Au fait, sur une échelle de 1 à 10, à quel point Kingsbury a-t-il poussé la machine ? « Six », a répondu le principal intéressé avant de se raviser : « Écris 80 %… »

Laurent Dumais, l’autre Canadien en lice, a terminé au 24e rang. Il s’est lancé avec beaucoup trop d’intensité dans le premier tremplin, ratant l’atterrissage de son 1080. Il s’est décomposé dans la section du milieu. Manifestement dégoûté de sa performance, le skieur de Québec a refusé de s’arrêter devant les journalistes.
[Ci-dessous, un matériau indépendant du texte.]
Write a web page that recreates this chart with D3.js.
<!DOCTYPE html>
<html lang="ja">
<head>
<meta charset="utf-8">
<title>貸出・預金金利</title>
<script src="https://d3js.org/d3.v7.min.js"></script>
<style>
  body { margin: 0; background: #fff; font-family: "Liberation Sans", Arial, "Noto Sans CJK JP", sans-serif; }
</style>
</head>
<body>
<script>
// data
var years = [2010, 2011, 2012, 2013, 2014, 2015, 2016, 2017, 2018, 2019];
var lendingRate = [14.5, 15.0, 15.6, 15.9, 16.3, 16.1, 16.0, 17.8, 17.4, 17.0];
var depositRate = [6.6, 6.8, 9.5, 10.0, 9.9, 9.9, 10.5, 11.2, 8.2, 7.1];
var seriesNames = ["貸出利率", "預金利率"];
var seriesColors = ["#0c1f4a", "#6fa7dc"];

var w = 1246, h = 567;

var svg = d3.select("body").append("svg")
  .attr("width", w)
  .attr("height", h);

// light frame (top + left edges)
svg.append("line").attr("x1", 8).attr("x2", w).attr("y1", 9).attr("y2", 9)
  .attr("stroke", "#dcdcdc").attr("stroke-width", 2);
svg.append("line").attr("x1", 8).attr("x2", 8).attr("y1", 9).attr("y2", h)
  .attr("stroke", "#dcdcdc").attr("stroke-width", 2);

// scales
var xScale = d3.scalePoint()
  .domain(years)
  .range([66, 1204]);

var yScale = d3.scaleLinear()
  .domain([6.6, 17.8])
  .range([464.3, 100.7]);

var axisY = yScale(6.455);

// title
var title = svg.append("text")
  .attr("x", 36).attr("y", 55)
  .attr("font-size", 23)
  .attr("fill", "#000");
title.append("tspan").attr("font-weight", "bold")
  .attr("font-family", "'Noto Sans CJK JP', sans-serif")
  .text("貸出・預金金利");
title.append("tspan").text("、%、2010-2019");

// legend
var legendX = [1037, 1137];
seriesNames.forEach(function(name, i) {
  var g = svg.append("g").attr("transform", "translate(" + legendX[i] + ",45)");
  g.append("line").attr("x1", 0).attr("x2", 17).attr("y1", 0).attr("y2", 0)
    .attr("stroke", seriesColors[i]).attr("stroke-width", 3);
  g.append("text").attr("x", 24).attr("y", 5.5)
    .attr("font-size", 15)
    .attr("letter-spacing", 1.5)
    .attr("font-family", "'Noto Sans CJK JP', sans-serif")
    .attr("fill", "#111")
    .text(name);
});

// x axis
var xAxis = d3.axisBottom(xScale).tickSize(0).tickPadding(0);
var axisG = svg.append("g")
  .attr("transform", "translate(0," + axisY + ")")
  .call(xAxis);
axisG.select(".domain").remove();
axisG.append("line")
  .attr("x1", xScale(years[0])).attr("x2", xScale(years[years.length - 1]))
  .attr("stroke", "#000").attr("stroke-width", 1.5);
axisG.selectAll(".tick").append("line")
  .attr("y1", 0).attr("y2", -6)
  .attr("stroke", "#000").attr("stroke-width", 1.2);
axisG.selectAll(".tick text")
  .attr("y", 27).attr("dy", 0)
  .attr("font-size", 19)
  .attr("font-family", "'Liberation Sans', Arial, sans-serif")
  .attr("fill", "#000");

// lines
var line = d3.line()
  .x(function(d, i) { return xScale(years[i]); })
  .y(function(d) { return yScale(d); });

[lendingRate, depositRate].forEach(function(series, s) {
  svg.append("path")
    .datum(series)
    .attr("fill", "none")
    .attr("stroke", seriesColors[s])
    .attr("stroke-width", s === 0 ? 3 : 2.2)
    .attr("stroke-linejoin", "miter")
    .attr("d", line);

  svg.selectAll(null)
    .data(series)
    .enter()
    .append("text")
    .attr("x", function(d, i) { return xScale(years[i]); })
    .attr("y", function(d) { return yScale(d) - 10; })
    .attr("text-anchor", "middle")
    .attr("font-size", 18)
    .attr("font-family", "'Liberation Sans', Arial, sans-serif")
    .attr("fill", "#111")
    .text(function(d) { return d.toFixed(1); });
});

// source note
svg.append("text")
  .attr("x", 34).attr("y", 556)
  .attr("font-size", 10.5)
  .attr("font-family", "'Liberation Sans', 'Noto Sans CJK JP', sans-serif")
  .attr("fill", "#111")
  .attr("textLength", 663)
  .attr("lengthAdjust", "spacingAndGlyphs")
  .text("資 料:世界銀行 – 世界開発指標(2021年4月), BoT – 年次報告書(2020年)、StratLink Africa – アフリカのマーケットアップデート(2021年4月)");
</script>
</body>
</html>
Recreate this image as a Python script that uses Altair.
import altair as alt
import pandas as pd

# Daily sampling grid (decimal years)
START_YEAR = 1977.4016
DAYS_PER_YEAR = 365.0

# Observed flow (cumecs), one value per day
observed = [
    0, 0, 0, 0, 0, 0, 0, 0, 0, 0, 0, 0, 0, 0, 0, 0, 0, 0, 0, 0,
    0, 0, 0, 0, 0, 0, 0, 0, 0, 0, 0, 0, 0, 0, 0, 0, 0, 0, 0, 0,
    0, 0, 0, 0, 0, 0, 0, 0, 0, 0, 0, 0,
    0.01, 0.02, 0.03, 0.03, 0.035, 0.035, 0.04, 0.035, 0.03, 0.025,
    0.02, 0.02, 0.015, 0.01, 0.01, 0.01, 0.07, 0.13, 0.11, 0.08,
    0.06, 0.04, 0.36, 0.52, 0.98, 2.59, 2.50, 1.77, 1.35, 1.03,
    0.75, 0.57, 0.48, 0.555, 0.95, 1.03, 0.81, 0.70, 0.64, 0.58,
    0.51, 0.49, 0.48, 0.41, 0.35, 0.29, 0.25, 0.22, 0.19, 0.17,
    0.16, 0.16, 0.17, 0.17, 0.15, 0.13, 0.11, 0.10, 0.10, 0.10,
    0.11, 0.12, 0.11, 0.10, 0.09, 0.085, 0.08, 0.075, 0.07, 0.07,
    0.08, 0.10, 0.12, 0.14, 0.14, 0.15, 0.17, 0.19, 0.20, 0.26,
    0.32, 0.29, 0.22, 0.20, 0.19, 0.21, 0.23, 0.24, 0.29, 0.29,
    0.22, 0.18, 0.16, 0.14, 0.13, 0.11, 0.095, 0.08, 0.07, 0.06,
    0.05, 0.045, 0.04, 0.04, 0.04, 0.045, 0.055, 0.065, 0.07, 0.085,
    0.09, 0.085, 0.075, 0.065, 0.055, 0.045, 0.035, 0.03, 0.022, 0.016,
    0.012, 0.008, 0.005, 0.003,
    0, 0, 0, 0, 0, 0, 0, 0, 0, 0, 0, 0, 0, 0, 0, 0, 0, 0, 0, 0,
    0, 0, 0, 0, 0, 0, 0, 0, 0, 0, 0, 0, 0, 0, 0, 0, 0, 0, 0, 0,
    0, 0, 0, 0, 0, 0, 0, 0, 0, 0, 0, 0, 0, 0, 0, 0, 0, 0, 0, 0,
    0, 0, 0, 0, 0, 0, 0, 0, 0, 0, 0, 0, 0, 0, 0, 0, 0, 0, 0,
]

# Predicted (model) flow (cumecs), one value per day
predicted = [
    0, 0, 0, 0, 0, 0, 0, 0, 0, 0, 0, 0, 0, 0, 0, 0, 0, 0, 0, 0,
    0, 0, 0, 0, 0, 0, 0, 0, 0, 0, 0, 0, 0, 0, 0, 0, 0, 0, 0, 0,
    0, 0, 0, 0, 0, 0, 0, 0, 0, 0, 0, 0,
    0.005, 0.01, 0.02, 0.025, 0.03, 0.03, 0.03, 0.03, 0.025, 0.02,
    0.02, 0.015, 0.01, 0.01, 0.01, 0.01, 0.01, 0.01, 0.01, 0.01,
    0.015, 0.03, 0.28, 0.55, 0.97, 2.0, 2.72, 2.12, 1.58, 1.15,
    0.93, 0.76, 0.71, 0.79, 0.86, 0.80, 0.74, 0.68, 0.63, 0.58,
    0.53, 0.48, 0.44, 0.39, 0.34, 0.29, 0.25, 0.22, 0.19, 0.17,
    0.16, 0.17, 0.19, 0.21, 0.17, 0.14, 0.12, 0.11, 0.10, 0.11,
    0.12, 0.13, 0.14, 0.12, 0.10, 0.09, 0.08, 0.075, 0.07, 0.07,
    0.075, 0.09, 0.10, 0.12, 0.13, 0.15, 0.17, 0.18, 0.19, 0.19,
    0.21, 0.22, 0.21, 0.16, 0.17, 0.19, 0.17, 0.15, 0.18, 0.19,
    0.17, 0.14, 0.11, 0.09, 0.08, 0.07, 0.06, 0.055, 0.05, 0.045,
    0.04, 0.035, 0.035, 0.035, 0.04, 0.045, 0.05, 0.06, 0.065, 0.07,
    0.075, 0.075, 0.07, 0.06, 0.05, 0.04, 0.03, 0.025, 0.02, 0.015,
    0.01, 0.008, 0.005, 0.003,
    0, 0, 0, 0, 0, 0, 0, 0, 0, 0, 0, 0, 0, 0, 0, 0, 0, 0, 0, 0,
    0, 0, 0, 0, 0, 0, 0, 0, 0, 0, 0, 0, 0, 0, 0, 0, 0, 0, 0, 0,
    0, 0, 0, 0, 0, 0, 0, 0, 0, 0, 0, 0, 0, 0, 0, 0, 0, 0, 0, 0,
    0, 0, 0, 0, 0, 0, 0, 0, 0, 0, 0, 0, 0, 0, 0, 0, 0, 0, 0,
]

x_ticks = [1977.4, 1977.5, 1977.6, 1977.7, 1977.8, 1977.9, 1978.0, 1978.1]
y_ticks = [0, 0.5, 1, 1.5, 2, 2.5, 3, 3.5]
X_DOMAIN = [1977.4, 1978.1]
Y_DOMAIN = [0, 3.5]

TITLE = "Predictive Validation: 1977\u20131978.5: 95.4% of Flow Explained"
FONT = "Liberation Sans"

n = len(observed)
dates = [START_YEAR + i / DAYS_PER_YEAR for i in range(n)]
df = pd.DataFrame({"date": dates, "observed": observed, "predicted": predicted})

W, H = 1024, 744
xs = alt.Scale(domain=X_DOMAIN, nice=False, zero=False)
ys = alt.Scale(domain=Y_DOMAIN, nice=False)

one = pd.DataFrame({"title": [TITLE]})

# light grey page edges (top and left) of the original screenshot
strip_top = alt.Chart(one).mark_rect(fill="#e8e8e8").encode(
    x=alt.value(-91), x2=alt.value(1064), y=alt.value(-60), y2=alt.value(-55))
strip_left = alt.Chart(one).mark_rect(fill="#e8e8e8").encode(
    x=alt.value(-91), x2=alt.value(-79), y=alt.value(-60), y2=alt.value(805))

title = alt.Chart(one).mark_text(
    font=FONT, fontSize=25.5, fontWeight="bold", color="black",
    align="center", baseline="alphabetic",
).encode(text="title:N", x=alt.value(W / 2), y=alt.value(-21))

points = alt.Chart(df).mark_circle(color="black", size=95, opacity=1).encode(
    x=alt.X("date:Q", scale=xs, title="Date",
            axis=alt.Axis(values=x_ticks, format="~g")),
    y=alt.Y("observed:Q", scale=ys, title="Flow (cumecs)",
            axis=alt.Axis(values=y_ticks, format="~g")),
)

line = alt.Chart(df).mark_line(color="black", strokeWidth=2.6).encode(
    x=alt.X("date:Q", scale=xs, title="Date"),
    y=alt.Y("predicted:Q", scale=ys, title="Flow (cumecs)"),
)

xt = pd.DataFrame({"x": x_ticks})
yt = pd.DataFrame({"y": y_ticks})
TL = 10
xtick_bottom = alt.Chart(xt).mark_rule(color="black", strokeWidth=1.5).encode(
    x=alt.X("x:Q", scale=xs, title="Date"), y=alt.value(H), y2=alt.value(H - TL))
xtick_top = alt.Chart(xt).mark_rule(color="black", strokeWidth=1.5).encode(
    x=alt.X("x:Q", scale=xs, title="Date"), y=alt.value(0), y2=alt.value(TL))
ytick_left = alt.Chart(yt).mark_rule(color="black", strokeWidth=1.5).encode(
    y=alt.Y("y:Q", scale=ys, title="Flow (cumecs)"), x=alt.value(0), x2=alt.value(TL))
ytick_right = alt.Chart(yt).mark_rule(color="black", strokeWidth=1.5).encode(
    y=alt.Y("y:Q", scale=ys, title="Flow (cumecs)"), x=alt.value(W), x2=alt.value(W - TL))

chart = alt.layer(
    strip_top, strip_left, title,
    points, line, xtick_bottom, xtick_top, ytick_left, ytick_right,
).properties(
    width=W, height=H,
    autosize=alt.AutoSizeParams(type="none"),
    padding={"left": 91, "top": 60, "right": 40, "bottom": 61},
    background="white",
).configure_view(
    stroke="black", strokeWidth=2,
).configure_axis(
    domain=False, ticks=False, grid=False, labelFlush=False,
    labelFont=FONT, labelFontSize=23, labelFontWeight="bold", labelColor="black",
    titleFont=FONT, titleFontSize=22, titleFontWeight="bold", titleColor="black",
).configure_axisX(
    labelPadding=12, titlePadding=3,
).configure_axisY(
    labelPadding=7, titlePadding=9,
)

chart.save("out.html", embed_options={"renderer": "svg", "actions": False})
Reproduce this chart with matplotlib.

Les sœurs Justine et Chloé Dufour-Lapointe ont fait la même chose, mais c’est dans les habitudes de la maison depuis très longtemps.

Elles avaient cependant de quoi se réjouir : Justine, double médaillée olympique, a terminé 10e, soit la dernière place donnant un accès direct à la finale 1 de dimanche soir. L’aînée Chloé a fini juste derrière, à un peu plus d’un point. Sa technique solide et ses figures maîtrisées laissent présager de belles choses pour les deuxièmes qualifications.

PHOTO SEAN KILPATRICK, LA PRESSE CANADIENNE

Justine Dufour-Lapointe a terminé 10e, soit la dernière place donnant un accès direct à la finale 1.

« Mon but était de les faire peaker ici, s’est félicité Hamelin. C’est ce que je vois en ce moment : elles n’ont pas froid aux yeux et elles foncent. C’est vraiment excellent. »

Aucune surprise au sommet : l’Australienne Jakara Anthony a survolé la manche, devançant de près de deux points la tenante du titre, la Française Perrine Laffont. L’Américaine Jaelin Kauf s’est installée au troisième rang.

À ses premiers JO, Sofiane Gagnon, de Whistler, a fini 14e. Une réception mal maîtrisée en bas de pente lui a probablement coûté une participation assurée à la finale 1.

« J’étais un peu impressionnée à ma première journée ici, mais je me suis graduellement concentrée sur mon ski », a souligné cette fille de parents français.

Les finales masculines seront présentées samedi soir (samedi matin, heure de Montréal), les finales féminines, dimanche soir (dimanche matin, heure de Montréal).